When they finally reunited, "I would say it was one of the happiest nights of our lives," recalled R.T., a high school student when he met the long-lost brother he never knew existed.

Joey, who was now Joe, convinced Lorraine to see his father, "and she found some way to forgive him," said R.T.

Perhaps because she spent the holidays alone before she met Ray, Lorraine was determined to make sure no one else had to. She hosted R.T.'s Star Tribune coworkers at the family's Easter celebration. Later, when R.T. was mayor of Minneapolis, she invited the family of Tyesha Edwards — an 11-year-old killed by a stray bullet — to Thanksgiving dinner. The Edwards family attended that year and several after.

Lorraine married for the third and final time to Chuck Mesken, whom she called "the love of my life." They religiously attended Vikings game together with season tickets. Chuck loved geography and Lorraine had a talent for writing, and together they traveled to every continent and Lorraine documented their adventures in her journal.
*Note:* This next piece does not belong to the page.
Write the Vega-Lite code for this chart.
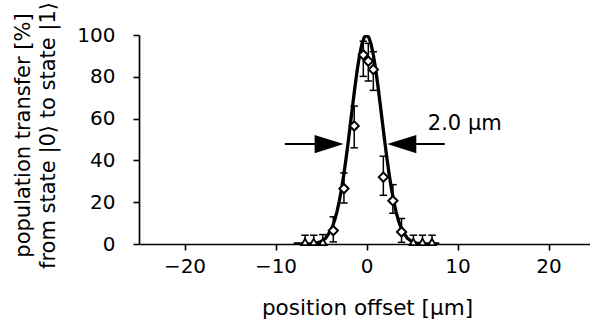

Chuck died in 1999, just after a trip to Antarctica. Lorraine did not slow down. Two years later, when her son ran for mayor of Minneapolis, she helped operate the campaign office and delivered speeches on his behalf.

She was 84 when Obama won re-election, and photos in the next day's news coverage showed her crowd-surfing at the local DFL election night party. When the Super Bowl came to Minneapolis in 2018, she rode the zipline over the Mississippi River at 90 years old.

In the last years of her life, Lorraine was prepared for death. She retained her wit and rosy outlook until the very end.

"People rightfully asked her whether she had a really tough life, but she said, 'No I had a wonderful life, because it all led up to where I am now,'" R.T recalled .

A celebration of her life is planned for 1 p.m. June 24 at St. John's Episcopal Church, 4201 Sheridan Av. S. in Minneapolis.